If we are taking too many hot showers, that really means only one thing: they are too cheap. It doesn't mean we are bad people, it doesn't mean we don't care about the world or our neighbors. It means that the price of the water and energy we are using does not properly include the cost of externalities, like global warming. The message we get when we take a shower is that it costs, essentially, nothing. The solution is not tricky or mysterious. If we are emitting too much CO2 into the atmosphere, we need CO2 markets (cap-and-trade). This will bundle in the cost of the CO2 emission into the price of fuel, raising the price of heating up all of that water for your hot shower. The same goes for the cost of water. It's absurd to talk about water usage like a moral concern. If water is scarce, as it is in the part of California where I live, water should be very expensive. But the price of water is kept virtually free in most places by artificial means, and then everyone acts all surprised that we use it to water lawns, or that farmers think it's a good idea to farm in the desert. It is a good idea, if water is free. If water is scarce, though, it's price should reflect that. Sell it to the highest bidder and we'll see whether it makes sense to grow strawberries in the desert, as happens near me. Instead of letting the price of water do the talking, though, we engage in endless wrangling over it, we enact bans on various activities (watering lawns, say), and stupid symbolic gestures like prohibiting restaurants from automatically serving water. It's an absurd way to try to control a scarce resource.
And, of course, water scarcity is a purely regional issue, something I never see mentioned in the Lantern. Houston, where I come from, has the problem of trying to get rid of all of the fresh water that rains down on it every year. Houston is swampland, criss-crossed with Bayous which routinely flood. There is no water shortage in Houston. It's absurd to even think about your water usage in Houston. Similarly, heating your water for your shower is potentially a regional cost too. If you have an electric heater, and a nuclear power plant (or wind, or solar), then the impact of your shower, on global warming at least, is zero, no matter how long the shower. Individuals would have to know an awful lot about the sources of their resources in order to act "morally", but if we bundle the environmental costs of activities into the price at the source, people only need to know the price of what they want to do, all the costs will be bundled in.
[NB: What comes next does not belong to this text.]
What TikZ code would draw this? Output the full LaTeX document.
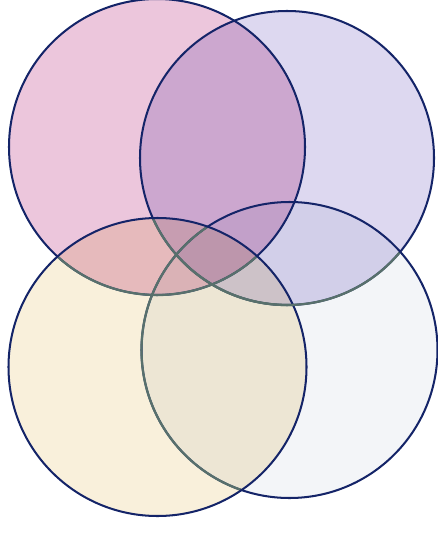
\documentclass[tikz,border=0pt]{standalone}

\definecolor{pinkfill}{RGB}{236,198,220}
\definecolor{lilacfill}{RGB}{221,216,240}
\definecolor{creamfill}{RGB}{249,240,219}
\definecolor{palefill}{RGB}{243,245,248}
\definecolor{rimdark}{RGB}{20,36,104}
\definecolor{rimfaint}{RGB}{88,112,108}

\begin{document}
\begin{tikzpicture}[
    x=0.02cm,
    y=-0.02cm,
    line cap=round,
    line join=round,
    disc/.style={
        blend mode=multiply
    },
    rim/.style={
        draw=rimdark,
        line width=1.15pt
    },
    faintrim/.style={
        draw=rimfaint,
        line width=1.3pt
    }
]

\useasboundingbox (0,0) rectangle (438,533);

% =================================================
% Центры и радиусы кругов
% =================================================

\coordinate (O1) at (157,147);
\coordinate (O2) at (287,158);
\coordinate (O3) at (157.5,367);
\coordinate (O4) at (289.5,350);

\def\Ra{148}
\def\Rb{147}
\def\Rc{149}
\def\Rd{148}

% =================================================
% Заливка кругов
% =================================================

\fill[pinkfill, disc]  (O1) circle[radius=\Ra];
\fill[lilacfill, disc] (O2) circle[radius=\Rb];
\fill[palefill, disc]  (O4) circle[radius=\Rd];
\fill[creamfill, disc] (O3) circle[radius=\Rc];

% =================================================
% Контуры кругов
% =================================================

\draw[rim] (O1) circle[radius=\Ra];
\draw[rim] (O2) circle[radius=\Rb];
\draw[rim] (O4) circle[radius=\Rd];
\draw[rim] (O3) circle[radius=\Rc];

% =================================================
% Бледные дуги под верхними кругами
% =================================================

\begin{scope}
    \clip (O3) circle[radius=\Rc-1.2];
    \draw[faintrim] (O1) circle[radius=\Ra];
    \draw[faintrim] (O2) circle[radius=\Rb];
    \draw[faintrim] (O4) circle[radius=\Rd];
\end{scope}

\begin{scope}
    \clip (O4) circle[radius=\Rd-1.2];
    \draw[faintrim] (O2) circle[radius=\Rb];
\end{scope}

\end{tikzpicture}
\end{document}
Then people will only need to make economic choices, not moral ones.
Moreover, if you bundle CO2 costs into fossil fuels, that will have the positive impact of encouraging the building of alternative power sources. Feeling guilty and abstaining from a few showers notably lacks that economic signal. The puritan activity does nothing to actually improve the state of the world. It's just a hope that if we are pennant enough, if we are ascetic enough, that the Eco Gods (Mother Earth? Gaia?) will somehow spare us from catastrophe. I want an environmentalism dominated by environmental engineers and economists, by markets working out the most efficient solutions, not by envionmental shamans shaking their rattles and checking my piety.